“(…) te acrecientas mirando,
la luz que te despierta te acompaña”.
Luis Rosales, Diario de una resurrección.




III
El frío nos penetra. Al parecer te ves las yemas de los dedos violáceas, y yo lo sé porque lo musitas para ti en tu, nuestra, soledad. Ahora sabes que soy yo que siento tu misma frigidez. Me miras casi cara a cara pues la piel se ha vuelto tan pálida y aparentemente más fina pero es la fragilidad la que se ha apropiado de ella.
Te cuesta respirar porque no te habitúas al aire del ambiente de la sala: “Demasiado limpio y puro para lo que mis pulmones están acostumbrados”, comentas entre risas, ciertamente forzadas, a tu familia cuando te visitan y te ven desde el otro lado del cristal. En ocasiones entra tu madre, tu hermana, alguna que otra persona cercana, con el “disfraz” como dices tú. Te parece una exageración contemplarles con esas mascarillas, guantes, batas, ¡hasta con calzas! “Es que tienes las defensas a cero, cualquier infección puede acabar contigo”. Y te encoges de hombros, y te dejas hacer como has hecho durante todo este tiempo.

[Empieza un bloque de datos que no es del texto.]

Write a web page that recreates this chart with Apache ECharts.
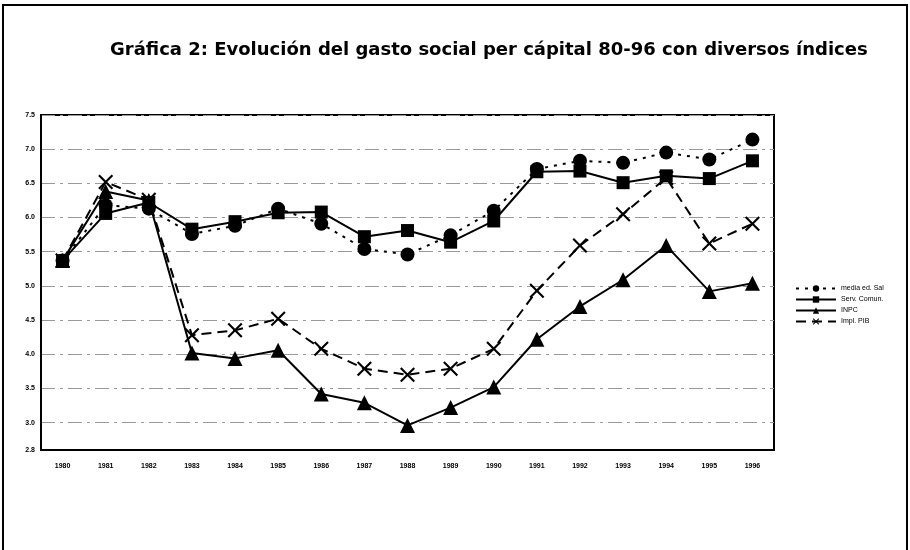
<!DOCTYPE html>
<html>
<head lang="es">
    <meta charset="UTF-8">
    <title>Gráfica 2</title>
    <style>
        html, body { margin: 0; padding: 0; background: #fff; }
        #main { width: 910px; height: 550px; }
    </style>
</head>
<body>
<div id="main"></div>
<script src="https://cdn.jsdelivr.net/npm/echarts@6/dist/echarts.min.js"></script>
<script>
    // años 1980-1996
    var years = ['1980', '1981', '1982', '1983', '1984', '1985', '1986', '1987', '1988',
        '1989', '1990', '1991', '1992', '1993', '1994', '1995', '1996'];

    // valores
    var mediaSal = [5.37, 6.18, 6.13, 5.76, 5.88, 6.13, 5.91, 5.54, 5.46, 5.74, 6.10, 6.71, 6.83, 6.80, 6.95, 6.85, 7.14];
    var servComun = [5.37, 6.06, 6.22, 5.83, 5.94, 6.07, 6.08, 5.72, 5.81, 5.64, 5.95, 6.67, 6.68, 6.51, 6.61, 6.57, 6.83];
    var inpc = [5.37, 6.38, 6.25, 4.02, 3.94, 4.06, 3.42, 3.29, 2.96, 3.22, 3.52, 4.22, 4.70, 5.09, 5.59, 4.92, 5.04];
    var implPib = [5.37, 6.52, 6.26, 4.28, 4.35, 4.52, 4.08, 3.79, 3.70, 3.79, 4.08, 4.93, 5.59, 6.05, 6.58, 5.62, 5.91];

    // marcas del eje vertical (la de abajo esta rotulada 2.8 en el original)
    var yTickValues = [2.6, 3.0, 3.5, 4.0, 4.5, 5.0, 5.5, 6.0, 6.5, 7.0, 7.5];
    var yTickLabels = ['2.8', '3.0', '3.5', '4.0', '4.5', '5.0', '5.5', '6.0', '6.5', '7.0', '7.5'];

    var crossPath = 'path://M0,1L1,0L5,4L9,0L10,1L6,5L10,9L9,10L5,6L1,10L0,9L4,5Z';

    var myChart = echarts.init(document.getElementById('main'));

    function serie(name, data, symbol, size, lineType) {
        return {
            name: name,
            type: 'line',
            data: data,
            symbol: symbol,
            symbolSize: size,
            showAllSymbol: true,
            lineStyle: {color: '#000', width: 2, type: lineType},
            itemStyle: {color: '#000'},
            emphasis: {disabled: true}
        };
    }

    var option = {
        animation: false,
        backgroundColor: '#fff',
        title: {
            text: 'Gráfica 2: Evolución del gasto social per cápital 80-96 con diversos índices',
            left: 105,
            top: 36,
            textStyle: {fontFamily: 'DejaVu Sans', fontWeight: 'bold', fontSize: 18, color: '#000'}
        },
        graphic: [{
            type: 'rect',
            shape: {x: 3, y: 5, width: 904, height: 560},
            style: {fill: 'none', stroke: '#000', lineWidth: 2},
            silent: true
        }],
        legend: {
            orient: 'vertical',
            left: 790,
            top: 280,
            itemWidth: 40,
            itemHeight: 8,
            itemGap: 4,
            textStyle: {fontSize: 7, fontFamily: 'Liberation Sans', color: '#000'},
            data: ['media ed. Sal', 'Serv. Comun.', 'INPC', 'Impl. PIB']
        },
        grid: {
            left: 41, top: 115, width: 733, height: 335,
            show: true, borderColor: '#000', borderWidth: 2,
            containLabel: false
        },
        xAxis: {
            type: 'category',
            data: years,
            boundaryGap: true,
            axisLine: {lineStyle: {color: '#000', width: 2}},
            axisTick: {show: false},
            axisLabel: {fontSize: 7, fontWeight: 'bold', fontFamily: 'Liberation Sans', color: '#000', margin: 13}
        },
        yAxis: {
            type: 'value',
            min: 2.6,
            max: 7.5,
            axisLine: {show: true, lineStyle: {color: '#000', width: 2}},
            axisTick: {show: false, customValues: yTickValues},
            axisLabel: {
                fontSize: 7, fontWeight: 'bold', fontFamily: 'Liberation Sans', color: '#000', margin: 6,
                customValues: yTickValues,
                formatter: function (v) {
                    var i = yTickValues.indexOf(v);
                    return i >= 0 ? yTickLabels[i] : '';
                }
            },
            splitLine: {show: true, lineStyle: {color: '#999', width: 1, type: [14, 5, 3, 5]}}
        },
        series: [
            serie('media ed. Sal', mediaSal, 'circle', 14, [3, 6]),
            serie('Serv. Comun.', servComun, 'rect', 13, 'solid'),
            serie('INPC', inpc, 'triangle', 15, 'solid'),
            serie('Impl. PIB', implPib, crossPath, 15, [10, 6])
        ]
    };

    myChart.setOption(option);
</script>
</body>
</html>
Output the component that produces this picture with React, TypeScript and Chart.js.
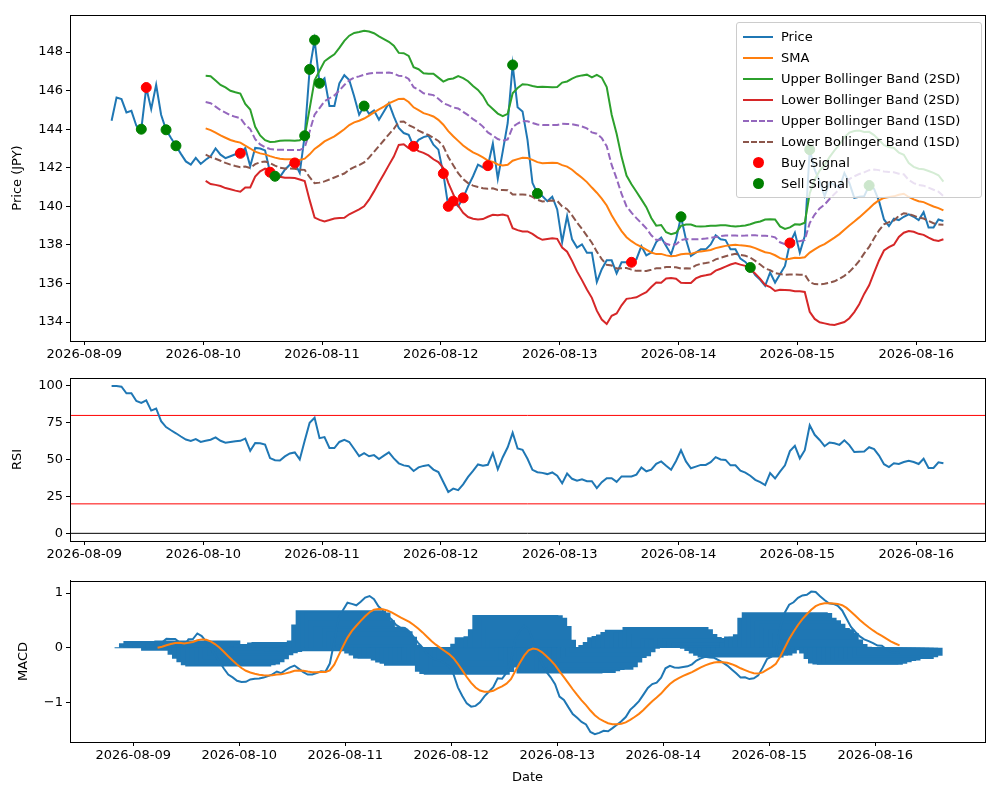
import React, { useEffect, useRef } from "react";
import { Chart, registerables } from "chart.js";
Chart.register(...registerables);

// Hourly closing price (JPY), starting 2026-08-09 05:30
const price: number[] = [
  144.44, 145.64, 145.56, 144.87, 144.95, 144.18, 144.0, 146.16, 145.04, 146.3,
  144.75, 143.97, 143.54, 143.14, 142.72, 142.33, 142.16, 142.51, 142.2, 142.42,
  142.59, 143.0, 142.68, 142.5, 142.6, 142.7, 142.75, 143.03, 142.08, 143.03,
  143.0, 142.9, 141.77, 141.56, 141.53, 141.9, 142.16, 142.25, 141.73, 143.66,
  147.1, 148.62, 146.38, 146.64, 145.2, 145.2, 146.38, 146.8, 146.55, 145.7,
  144.75, 145.2, 144.8, 144.97, 144.49, 144.92, 145.35, 144.66, 144.06, 143.8,
  143.71, 143.11, 143.45, 143.59, 143.66, 143.2, 142.94, 141.7, 140.0, 140.27,
  140.0, 140.44, 141.04, 141.56, 142.16, 142.02, 142.11, 143.25, 141.43, 142.85,
  144.32, 147.33, 145.14, 144.92, 143.45, 141.22, 140.67, 140.53, 140.27, 140.5,
  139.84, 138.15, 139.5, 138.29, 137.86, 138.03, 137.6, 137.6, 136.08, 136.74,
  137.2, 137.2, 136.53, 137.1, 137.1, 137.1, 137.26, 137.94, 137.46, 137.6,
  138.15, 138.38, 137.94, 137.51, 138.29, 139.46, 138.29, 137.43, 137.6, 137.77,
  137.77, 138.03, 138.5, 138.29, 138.25, 137.77, 137.77, 137.29, 137.12, 136.83,
  136.43, 136.19, 135.88, 136.57, 136.05, 136.48, 136.91, 138.1, 138.64, 137.6,
  138.46, 142.94, 141.9, 141.3, 140.53, 141.22, 141.13, 140.96, 141.73, 141.22,
  140.44, 140.5, 140.53, 141.08, 140.9, 140.27, 139.32, 138.98, 139.36, 139.29,
  139.46, 139.58, 139.46, 139.29, 139.7, 138.9, 138.9, 139.32, 139.24,
];
const buyIdx: number[] = [7, 26, 32, 37, 61, 67, 68, 69, 71, 76, 105, 137];
const sellIdx: number[] = [6, 11, 13, 33, 39, 40, 41, 42, 51, 81, 86, 115, 129, 141, 153];
const dayLabels: string[] = ["2026-08-09", "2026-08-10", "2026-08-11", "2026-08-12", "2026-08-13", "2026-08-14", "2026-08-15", "2026-08-16"];
const priceTicks: number[] = [134, 136, 138, 140, 142, 144, 146, 148];
const rsiTicks: number[] = [0, 25, 50, 75, 100];
const macdTicks: number[] = [-1, 0, 1];
const START_HOURS = 5.5;

const C = { blue: "#1f77b4", orange: "#ff7f0e", green: "#2ca02c", red: "#d62728", purple: "#9467bd", brown: "#8c564b" };
const FONT = "'DejaVu Sans', sans-serif";

const xs = price.map((_, i) => (START_HOURS + i) / 24);
const N = price.length;

function sma(w: number) {
  return price.map((_, i) => {
    if (i < w - 1) return null;
    let s = 0;
    for (let k = i - w + 1; k <= i; k++) s += price[k];
    return s / w;
  });
}
function sstd(w: number) {
  return price.map((_, i) => {
    if (i < w - 1) return null;
    let s = 0;
    for (let k = i - w + 1; k <= i; k++) s += price[k];
    const m = s / w;
    let v = 0;
    for (let k = i - w + 1; k <= i; k++) v += (price[k] - m) ** 2;
    return Math.sqrt(v / (w - 1));
  });
}
function ema(arr: number[], span: number) {
  const a = 2 / (span + 1);
  const out: number[] = [];
  arr.forEach((v, i) => out.push(i === 0 ? v : a * v + (1 - a) * out[i - 1]));
  return out;
}
const mid = sma(20);
const sd = sstd(20);
const band = (k: number) => mid.map((m, i) => (m === null ? null : m + k * (sd[i] as number)));

const rsi: number[] = (() => {
  const a = 1 / 14;
  let g = 0, l = 0;
  return price.map((p, i) => {
    if (i === 0) return 100;
    const d = p - price[i - 1];
    if (i === 1) { g = Math.max(d, 0); l = Math.max(-d, 0); }
    else { g = a * Math.max(d, 0) + (1 - a) * g; l = a * Math.max(-d, 0) + (1 - a) * l; }
    return l === 0 ? 100 : 100 - 100 / (1 + g / l);
  });
})();
const e12 = ema(price, 12);
const e26 = ema(price, 26);
const macd = e12.map((v, i) => v - e26[i]);
const signal = ema(macd, 9);
const hist = macd.map((v, i) => v - signal[i]);

const pts = (arr: (number | null)[]) => arr.map((y, i) => ({ x: xs[i], y }));

const frame = {
  id: "frame",
  afterDraw(chart: any) {
    const { ctx, chartArea: a } = chart;
    ctx.save();
    ctx.strokeStyle = "#000";
    ctx.lineWidth = 1;
    ctx.strokeRect(Math.round(a.left) + 0.5, Math.round(a.top) + 0.5, Math.round(a.right - a.left), Math.round(a.bottom - a.top));
    ctx.restore();
  },
};

function xScale(min: number, max: number, h: number, title?: string) {
  return {
    type: "linear",
    min,
    max,
    offset: false,
    afterBuildTicks: (s: any) => { s.ticks = dayLabels.map((_, i) => ({ value: i })); },
    afterFit: (s: any) => { s.height = h; },
    grid: { drawOnChartArea: false, color: "#000", tickLength: 4, offset: false },
    border: { color: "#000" },
    ticks: { color: "#000", font: { family: FONT, size: 13 }, maxRotation: 0, autoSkip: false, padding: 2, callback: (v: number) => dayLabels[v] ?? "" },
    title: title ? { display: true, text: title, color: "#000", font: { family: FONT, size: 13 }, padding: { top: 0, bottom: 15 } } : { display: false },
  };
}
function yScale(min: number, max: number, ticks: number[], title: string, tpad: number, fmt?: (v: number) => string) {
  return {
    type: "linear",
    min,
    max,
    afterBuildTicks: (s: any) => { s.ticks = ticks.map((v) => ({ value: v })); },
    afterFit: (s: any) => { s.width = 70; },
    grid: { drawOnChartArea: false, color: "#000", tickLength: 4 },
    border: { color: "#000" },
    ticks: { color: "#000", font: { family: FONT, size: 13 }, padding: 3, callback: fmt || ((v: number) => String(v)) },
    title: { display: true, text: title, color: "#000", font: { family: FONT, size: 13 }, padding: { top: tpad, bottom: 2 } },
  };
}

const line = (label: string, data: any[], color: string, dash: number[] = [], width = 2) => ({
  type: "line", label, data, borderColor: color, backgroundColor: color, borderWidth: width, borderDash: dash,
  pointRadius: 0, tension: 0, fill: false, spanGaps: false,
});

const pStart = xs[0] - 0.05 * (xs[N - 1] - xs[0]);
const pEnd = xs[N - 1] + 0.05 * (xs[N - 1] - xs[0]);
const mStart = -0.597;
const mEnd = 8.035;

function usePanel(ref: React.RefObject<HTMLCanvasElement>, make: () => any) {
  useEffect(() => {
    const c = new Chart(ref.current as HTMLCanvasElement, make());
    return () => c.destroy();
  }, []);
}

const base = (padTop: number) => ({
  responsive: false,
  animation: false,
  events: [],
  layout: { padding: { top: padTop, right: 15, left: 0, bottom: 0 } },
  plugins: { legend: { display: false }, tooltip: { enabled: false } },
});

export default function App() {
  const r1 = useRef<HTMLCanvasElement>(null);
  const r2 = useRef<HTMLCanvasElement>(null);
  const r3 = useRef<HTMLCanvasElement>(null);
  useEffect(() => { document.body.style.margin = "0"; }, []);

  usePanel(r1, () => ({
    type: "line",
    data: {
      datasets: [
        { type: "scatter", label: "Sell Signal", data: sellIdx.map((i) => ({ x: xs[i], y: price[i] })), backgroundColor: "#008000", borderColor: "#008000", pointRadius: 5, order: 0 },
        { type: "scatter", label: "Buy Signal", data: buyIdx.map((i) => ({ x: xs[i], y: price[i] })), backgroundColor: "#ff0000", borderColor: "#ff0000", pointRadius: 5, order: 0 },
        { ...line("Lower Bollinger Band (1SD)", pts(band(-1)), C.brown, [7, 3]), order: 1 },
        { ...line("Upper Bollinger Band (1SD)", pts(band(1)), C.purple, [7, 3]), order: 2 },
        { ...line("Lower Bollinger Band (2SD)", pts(band(-2)), C.red), order: 3 },
        { ...line("Upper Bollinger Band (2SD)", pts(band(2)), C.green), order: 4 },
        { ...line("SMA", pts(mid), C.orange), order: 5 },
        { ...line("Price", pts(price), C.blue), order: 6 },
      ],
    },
    options: { ...base(15), scales: { x: xScale(pStart, pEnd, 29), y: yScale(133.02, 149.92, priceTicks, "Price (JPY)", 10) } },
    plugins: [frame],
  }));

  usePanel(r2, () => ({
    type: "line",
    data: {
      datasets: [
        line("RSI", pts(rsi), C.blue),
        line("80", [{ x: pStart, y: 80 }, { x: pEnd, y: 80 }], "#ff0000", [], 1),
        line("20", [{ x: pStart, y: 20 }, { x: pEnd, y: 20 }], "#ff0000", [], 1),
        line("0", [{ x: pStart, y: 0 }, { x: pEnd, y: 0 }], "#000", [], 1),
      ],
    },
    options: { ...base(18), scales: { x: xScale(pStart, pEnd, 29), y: yScale(-5.2, 105.4, rsiTicks, "RSI", 10) } },
    plugins: [frame],
  }));

  usePanel(r3, () => ({
    type: "bar",
    data: {
      datasets: [
        { ...line("Signal", pts(signal), C.orange), order: 0 },
        { ...line("MACD", pts(macd), C.blue), order: 1 },
        { type: "bar", label: "Histogram", data: pts(hist), backgroundColor: C.blue, borderColor: C.blue, borderWidth: 0, inflateAmount: 0.5, barThickness: 85, order: 2 },
      ],
    },
    options: {
      ...base(9),
      scales: {
        x: xScale(mStart, mEnd, 58, "Date"),
        y: yScale(-1.72, 1.224, macdTicks, "MACD", 16, (v: number) => (v < 0 ? "\u2212" + Math.abs(v) : String(v))),
      },
    },
    plugins: [frame],
  }));

  const legendItems: { label: string; color: string; kind: "line" | "dash" | "dot" }[] = [
    { label: "Price", color: C.blue, kind: "line" },
    { label: "SMA", color: C.orange, kind: "line" },
    { label: "Upper Bollinger Band (2SD)", color: C.green, kind: "line" },
    { label: "Lower Bollinger Band (2SD)", color: C.red, kind: "line" },
    { label: "Upper Bollinger Band (1SD)", color: C.purple, kind: "dash" },
    { label: "Lower Bollinger Band (1SD)", color: C.brown, kind: "dash" },
    { label: "Buy Signal", color: "#ff0000", kind: "dot" },
    { label: "Sell Signal", color: "#008000", kind: "dot" },
  ];

  return (
    <div style={{ position: "relative", width: 1000, height: 800, background: "#fff", fontFamily: FONT }}>
      <canvas ref={r1} width={1000} height={370} style={{ position: "absolute", left: 0, top: 0 }} />
      <canvas ref={r2} width={1000} height={210} style={{ position: "absolute", left: 0, top: 360 }} />
      <canvas ref={r3} width={1000} height={230} style={{ position: "absolute", left: 0, top: 570 }} />
      <div style={{ position: "absolute", left: 736, top: 22, width: 244, padding: "3px 0", background: "rgba(255,255,255,0.8)", border: "1px solid #ccc", borderRadius: 3, fontSize: 13, color: "#000" }}>
        {legendItems.map((it) => (
          <div key={it.label} style={{ height: 21, display: "flex", alignItems: "center" }}>
            <div style={{ width: 30, marginLeft: 6, marginRight: 8, display: "flex", justifyContent: "center" }}>
              {it.kind === "dot" ? (
                <div style={{ width: 11, height: 11, borderRadius: "50%", background: it.color }} />
              ) : (
                <div style={{ width: 30, height: 0, borderTop: `2px ${it.kind === "dash" ? "dashed" : "solid"} ${it.color}` }} />
              )}
            </div>
            <span style={{ whiteSpace: "nowrap" }}>{it.label}</span>
          </div>
        ))}
      </div>
    </div>
  );
}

Es un logro cuando informas a los médicos y a tu familia que el desayuno o cualquier comida “se ha quedado dentro”: si ya eras delgada, ahora cada vez más pues apenas consigues retener lo que comes.
“Por fin ya sabemos quién va a ser tu donante: tu hermana L”.
“Pero si tiene pánico a las agujas, a los médicos…”.
“Es la única que tiene la máxima compatibilidad y ha dicho claramente que no hay que hablar más”.
“¿Y ahora qué?”
Esta pregunta no formulada en voz alta resuena en mí: yo ya no sé qué pensar. De hecho, ya apenas puedo hacerlo: me he diluido tanto que cada paso que avanzo por ti, por decirlo así, me supone un esfuerzo fatigoso. Y este agotamiento te lo traslado a ti: hay momentos en que no retiras las cortinas para ver a la gente que te viene a ver. Aprecias y agradeces su cariño, no obstante te fallan las fuerzas… o el coraje. Sería fácil dejarse dormir y no despertar.
La inercia vuelve a dirigir mi dirección pero en esta ocasión no por ausencia de problemas o por continuar la cadencia de tu cuerpo, de nuestro corazón: esta vez es la desidia, pues me quedaría inmóvil si pudiera. Ahora quiero dejar de hablarte, no puedo más, y mientras me nublo te escucho tararear con voz apenas audible para otros que no sea yo: “Eso que tú me das es mucho más de lo que pido. Todo lo que me das es lo que ahora necesito”.